##### DATASET RECORDS #####

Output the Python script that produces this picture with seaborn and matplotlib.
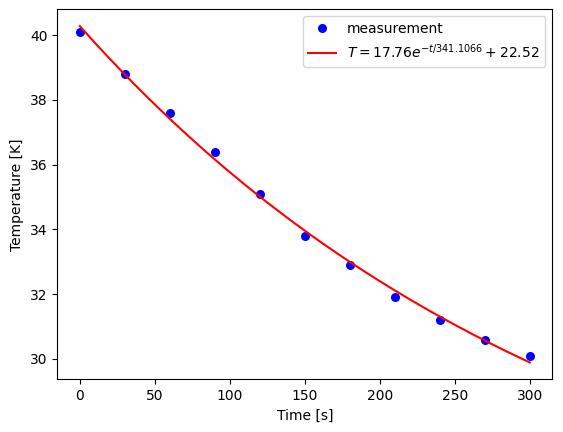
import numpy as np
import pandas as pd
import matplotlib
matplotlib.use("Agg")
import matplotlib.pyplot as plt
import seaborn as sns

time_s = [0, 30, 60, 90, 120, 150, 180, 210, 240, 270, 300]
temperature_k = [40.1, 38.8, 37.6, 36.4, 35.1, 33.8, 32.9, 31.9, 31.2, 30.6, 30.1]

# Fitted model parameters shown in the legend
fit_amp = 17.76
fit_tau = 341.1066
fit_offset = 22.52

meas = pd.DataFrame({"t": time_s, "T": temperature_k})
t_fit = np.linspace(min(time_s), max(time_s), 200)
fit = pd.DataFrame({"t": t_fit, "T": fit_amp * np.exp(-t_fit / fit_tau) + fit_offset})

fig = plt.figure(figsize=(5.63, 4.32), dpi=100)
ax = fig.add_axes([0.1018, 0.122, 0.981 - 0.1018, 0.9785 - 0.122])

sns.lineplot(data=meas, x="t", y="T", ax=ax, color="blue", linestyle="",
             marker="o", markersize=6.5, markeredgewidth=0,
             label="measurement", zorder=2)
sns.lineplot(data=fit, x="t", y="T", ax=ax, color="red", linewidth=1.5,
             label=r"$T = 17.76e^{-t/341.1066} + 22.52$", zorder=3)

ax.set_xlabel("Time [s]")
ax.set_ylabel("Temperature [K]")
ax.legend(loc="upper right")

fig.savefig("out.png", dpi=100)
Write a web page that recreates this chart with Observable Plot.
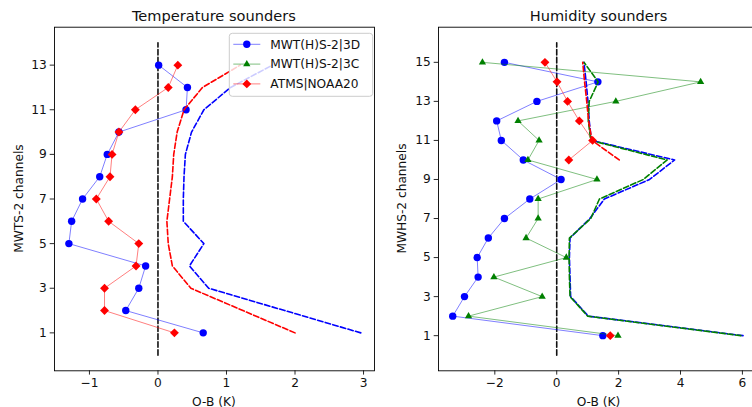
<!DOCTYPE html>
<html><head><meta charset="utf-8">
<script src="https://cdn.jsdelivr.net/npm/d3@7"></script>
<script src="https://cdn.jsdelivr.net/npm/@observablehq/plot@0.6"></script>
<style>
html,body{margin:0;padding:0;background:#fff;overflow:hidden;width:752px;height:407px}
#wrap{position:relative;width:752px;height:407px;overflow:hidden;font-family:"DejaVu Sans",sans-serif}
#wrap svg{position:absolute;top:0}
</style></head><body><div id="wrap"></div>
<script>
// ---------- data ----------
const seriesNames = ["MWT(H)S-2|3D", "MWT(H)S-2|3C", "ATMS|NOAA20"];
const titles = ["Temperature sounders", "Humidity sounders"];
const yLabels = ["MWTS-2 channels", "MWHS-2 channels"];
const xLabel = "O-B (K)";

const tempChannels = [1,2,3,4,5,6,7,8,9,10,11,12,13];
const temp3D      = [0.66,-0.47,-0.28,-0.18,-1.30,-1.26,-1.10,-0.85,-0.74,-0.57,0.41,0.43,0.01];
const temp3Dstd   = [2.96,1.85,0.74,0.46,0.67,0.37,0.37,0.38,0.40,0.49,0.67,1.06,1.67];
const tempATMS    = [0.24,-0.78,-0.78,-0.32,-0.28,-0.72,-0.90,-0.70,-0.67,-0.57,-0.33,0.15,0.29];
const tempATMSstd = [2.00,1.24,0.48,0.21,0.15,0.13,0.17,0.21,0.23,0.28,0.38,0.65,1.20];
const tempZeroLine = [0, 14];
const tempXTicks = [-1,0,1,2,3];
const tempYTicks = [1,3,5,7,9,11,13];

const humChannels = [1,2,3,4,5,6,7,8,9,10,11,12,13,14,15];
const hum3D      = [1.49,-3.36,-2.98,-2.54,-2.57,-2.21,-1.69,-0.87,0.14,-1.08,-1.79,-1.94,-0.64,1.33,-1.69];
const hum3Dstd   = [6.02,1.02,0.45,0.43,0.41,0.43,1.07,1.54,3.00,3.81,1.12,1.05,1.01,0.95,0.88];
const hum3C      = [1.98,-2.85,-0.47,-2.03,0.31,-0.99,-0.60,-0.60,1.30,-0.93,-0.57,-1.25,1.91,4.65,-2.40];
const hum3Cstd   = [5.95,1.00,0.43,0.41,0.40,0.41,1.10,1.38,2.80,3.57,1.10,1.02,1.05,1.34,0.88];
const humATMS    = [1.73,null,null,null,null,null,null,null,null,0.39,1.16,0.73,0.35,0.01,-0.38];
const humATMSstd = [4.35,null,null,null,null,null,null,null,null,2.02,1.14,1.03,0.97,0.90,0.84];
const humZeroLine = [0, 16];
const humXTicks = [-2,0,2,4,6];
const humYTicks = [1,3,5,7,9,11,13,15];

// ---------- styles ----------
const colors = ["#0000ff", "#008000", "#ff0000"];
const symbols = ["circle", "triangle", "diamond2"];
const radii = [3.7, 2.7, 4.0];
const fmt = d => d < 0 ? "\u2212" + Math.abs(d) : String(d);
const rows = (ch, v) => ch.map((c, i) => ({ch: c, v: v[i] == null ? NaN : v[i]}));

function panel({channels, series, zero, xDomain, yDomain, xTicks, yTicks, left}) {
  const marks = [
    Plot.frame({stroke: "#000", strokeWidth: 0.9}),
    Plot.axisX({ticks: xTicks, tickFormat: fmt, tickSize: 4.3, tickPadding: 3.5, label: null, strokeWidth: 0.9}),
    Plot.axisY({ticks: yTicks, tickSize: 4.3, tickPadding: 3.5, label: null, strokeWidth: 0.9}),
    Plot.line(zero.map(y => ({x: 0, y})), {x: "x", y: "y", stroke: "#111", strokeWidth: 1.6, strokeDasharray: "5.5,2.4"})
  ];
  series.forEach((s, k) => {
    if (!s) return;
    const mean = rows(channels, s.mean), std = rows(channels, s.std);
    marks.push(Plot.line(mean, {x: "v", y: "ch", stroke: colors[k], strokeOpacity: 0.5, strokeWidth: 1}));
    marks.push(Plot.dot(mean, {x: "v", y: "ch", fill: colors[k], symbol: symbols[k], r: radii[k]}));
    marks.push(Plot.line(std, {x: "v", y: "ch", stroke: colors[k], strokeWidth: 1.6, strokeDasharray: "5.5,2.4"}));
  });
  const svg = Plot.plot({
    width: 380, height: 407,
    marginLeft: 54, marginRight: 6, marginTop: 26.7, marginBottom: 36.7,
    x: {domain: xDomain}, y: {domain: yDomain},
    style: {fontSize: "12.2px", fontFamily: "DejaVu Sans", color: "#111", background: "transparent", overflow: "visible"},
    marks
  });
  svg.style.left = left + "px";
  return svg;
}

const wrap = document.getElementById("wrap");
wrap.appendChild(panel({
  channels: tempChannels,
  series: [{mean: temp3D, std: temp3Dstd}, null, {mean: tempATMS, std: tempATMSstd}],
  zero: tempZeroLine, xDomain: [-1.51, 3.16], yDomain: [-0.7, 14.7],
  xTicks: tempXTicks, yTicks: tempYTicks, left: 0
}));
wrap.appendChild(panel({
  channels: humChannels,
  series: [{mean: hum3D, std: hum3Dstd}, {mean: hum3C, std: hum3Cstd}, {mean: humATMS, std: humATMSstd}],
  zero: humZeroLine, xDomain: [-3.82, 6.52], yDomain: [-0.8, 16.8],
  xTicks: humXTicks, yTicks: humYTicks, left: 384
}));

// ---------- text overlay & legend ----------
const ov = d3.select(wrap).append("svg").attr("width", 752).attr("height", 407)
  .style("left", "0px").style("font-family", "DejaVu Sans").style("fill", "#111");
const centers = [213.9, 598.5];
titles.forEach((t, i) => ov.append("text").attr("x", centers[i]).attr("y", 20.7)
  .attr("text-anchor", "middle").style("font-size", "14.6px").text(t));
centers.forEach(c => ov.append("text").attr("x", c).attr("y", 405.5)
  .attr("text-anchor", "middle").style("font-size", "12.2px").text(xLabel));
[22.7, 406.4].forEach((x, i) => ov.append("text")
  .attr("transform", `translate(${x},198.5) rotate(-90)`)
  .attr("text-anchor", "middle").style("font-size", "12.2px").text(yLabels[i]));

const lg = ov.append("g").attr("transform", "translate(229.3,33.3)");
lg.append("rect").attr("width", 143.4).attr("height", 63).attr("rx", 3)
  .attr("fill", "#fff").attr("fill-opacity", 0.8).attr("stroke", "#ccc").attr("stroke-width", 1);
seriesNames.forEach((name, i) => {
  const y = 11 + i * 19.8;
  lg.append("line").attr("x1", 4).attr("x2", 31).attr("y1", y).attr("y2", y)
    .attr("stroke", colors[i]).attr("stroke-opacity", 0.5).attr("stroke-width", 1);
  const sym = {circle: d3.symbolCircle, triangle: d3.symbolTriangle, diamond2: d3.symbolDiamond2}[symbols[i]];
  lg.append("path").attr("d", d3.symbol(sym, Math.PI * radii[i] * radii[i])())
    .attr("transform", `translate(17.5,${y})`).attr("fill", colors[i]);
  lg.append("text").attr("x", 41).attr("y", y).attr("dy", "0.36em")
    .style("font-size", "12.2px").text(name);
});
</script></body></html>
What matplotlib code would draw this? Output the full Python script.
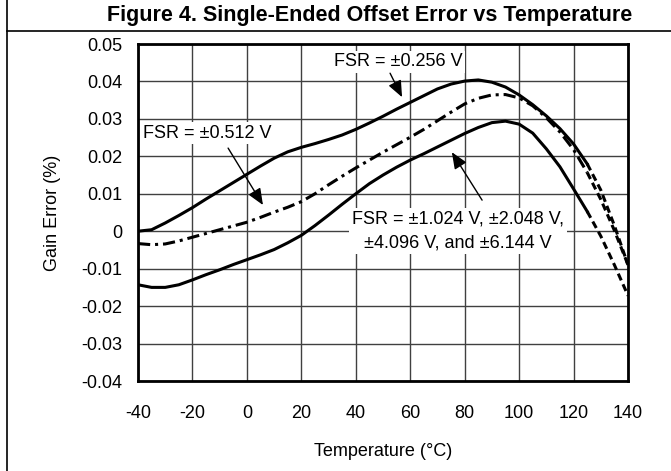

#####

STATED GOAL →
Transcribe the entries from their first line to the line that holds "fit_offset = 22.52", both included, and skip every picture.

ANSWER BELOW →
Output the Python script that produces this picture with seaborn and matplotlib.
import numpy as np
import pandas as pd
import matplotlib
matplotlib.use("Agg")
import matplotlib.pyplot as plt
import seaborn as sns

time_s = [0, 30, 60, 90, 120, 150, 180, 210, 240, 270, 300]
temperature_k = [40.1, 38.8, 37.6, 36.4, 35.1, 33.8, 32.9, 31.9, 31.2, 30.6, 30.1]

# Fitted model parameters shown in the legend
fit_amp = 17.76
fit_tau = 341.1066
fit_offset = 22.52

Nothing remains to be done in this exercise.